Booze Crystal Ball

Jumping to conclusions or mind reading, another skill of mine 😉

So when I was considering stopping drinking I thought that all sober people were boring and that any social event without booze would be dull.  So I completely jumped to the wrong conclusion and my fortune telling skills failed epically too.  I also thought that people would like me less sober because I was a mind reader too!

This thinking error means we reach false preliminary conclusions, usually negative ones too, with no evidence to support them.  In reality, I couldn’t have been further from the truth but you have to leap blindly first to find it out.  Or you lurk on sober blogs for a while and learn vicariously before you take the step yourself! 🙂

Jumping to conclusions is a common error because we are cognitive misers and these are “judgmental shortcuts that generally get us where we need to go – and quickly – but at the cost of occasionally sending us off course” (source)

How do we correct?

  • You’re probably sick of me saying this now BUT check for evidence
  • There is no benefit in just accepting something at perceived face value, challenge your thinking first and see if you were right, or most likely wrong!

fortune teller

Is anyone else as bad a fortune teller as me?

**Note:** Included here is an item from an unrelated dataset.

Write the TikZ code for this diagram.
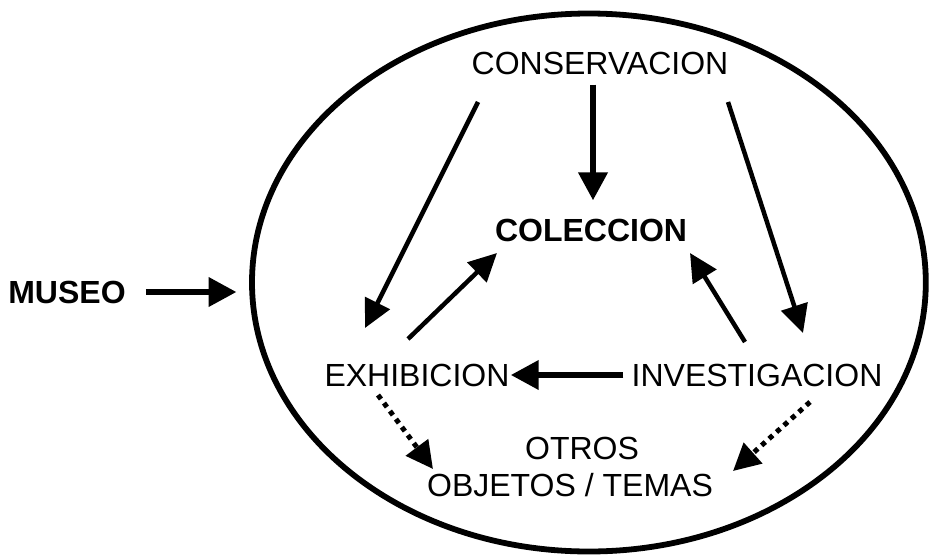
\documentclass[tikz,border=0pt]{standalone}
\usepackage{fontspec}
\setmainfont{Liberation Sans}
\usepackage{tikz}
\usetikzlibrary{arrows.meta, shapes.geometric, calc}
\tikzstyle{tx}=[%
      rectangle, draw=none, inner sep=0pt, align=center,
      font=\fontsize{32}{37}\selectfont
]
\tikzstyle{fl}=[%
      draw=black, line width=4.5pt, -{Triangle[length=28pt,width=27pt]}
]
\tikzstyle{fg}=[%
      draw=black, line width=6.6pt, -{Triangle[length=28pt,width=28pt]}
]
\tikzstyle{fp}=[%
      draw=black, line width=5pt, dash pattern=on 5pt off 5pt,
      -{Triangle[length=27pt,width=27pt]}
]

\begin{document}
\begin{tikzpicture}[x=1pt, y=-1pt]
    \useasboundingbox (0,0) rectangle (929,557);

    \node[ellipse, draw, line width=5.8pt, inner sep=0pt,
          minimum width=673.8pt, minimum height=538pt] (borde) at (588.9,282.5) {};

    \node[tx] (museo)   at (67,292)    {\bfseries MUSEO};
    \node[tx] (conserv) at (600,63)    {CONSERVACION};
    \node[tx] (colec)   at (591,230)   {\bfseries COLECCION};
    \node[tx] (exhib)   at (417,375)   {EXHIBICION};
    \node[tx] (invest)  at (757,375)   {INVESTIGACION};
    \node[tx] (otros)   at (570,466.5) {\hspace*{24pt}OTROS\\OBJETOS / TEMAS};

    % flechas gruesas
    \draw[fg, shorten <=20pt, shorten >=12.5pt] (museo.east) -- (museo.east -| borde.west);
    \draw[fg, shorten <=10pt, shorten >=18pt]
          ([xshift=-7pt]conserv.south) -- ([xshift=-7pt]conserv.south |- colec.north);
    \draw[fg, shorten <=8pt, shorten >=1pt] (invest.west) -- (exhib.east);

    % flechas finas
    \draw[fl] ([shift={(-122,39)}]conserv.center) -- ([shift={(-52,-47)}]exhib.center);
    \draw[fl] ([shift={(128,39)}]conserv.center)  -- ([shift={(46,-42)}]invest.center);
    \draw[fl] ([shift={(-9,-36)}]exhib.center)    -- ([shift={(-94,23)}]colec.center);
    \draw[fl] ([shift={(-12,-33)}]invest.center)  -- ([shift={(99,23)}]colec.center);

    % punteadas
    \draw[fp] ([shift={(-39,20)}]exhib.center) -- ([shift={(-137,2.5)}]otros.center);
    \draw[fp] ([shift={(53,27)}]invest.center) -- ([shift={(163,4.5)}]otros.center);
\end{tikzpicture}
\end{document}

5 thoughts on “Booze Crystal Ball

  1. A bad fortune teller and a bad mind reader, me. Always trying to be someone I think other people want me to be, and it’s taken me forever to work out that since I can’t see inside their heads, it’s a doomed mission. Like at parties – I would drink to be more confident and interesting and funny so that people would like me more. Did it work? No idea. Can’t mind read. Just woke up with a headache and masses of paranoia about what I said to who. xx

    1. Hey MTM I was the same – thought the real me wasn’t good enough but drinking me was fab. Most of the time just ended up making a tit of myself xx

  2. Certainly a mind reader, always predicting that people are saying negative things about me, or at least thinking negative things. It all goes hand-in-hand with the low self esteem that I used drink to cover up. I’ve not got that safety blanket any more, but I also notice I don’t feel quite so paranoid since I gave up the booze, and my self esteem is returning slowly.

  3. I am trying really hard not to do this anymore because it is IMPOSSIBLE to see yourself through another person’s eyes. I still find myself doing it sometimes, though. Ha! Old habits are hard to break but it is so worthwhile to try to break them! Nice post, Lucy!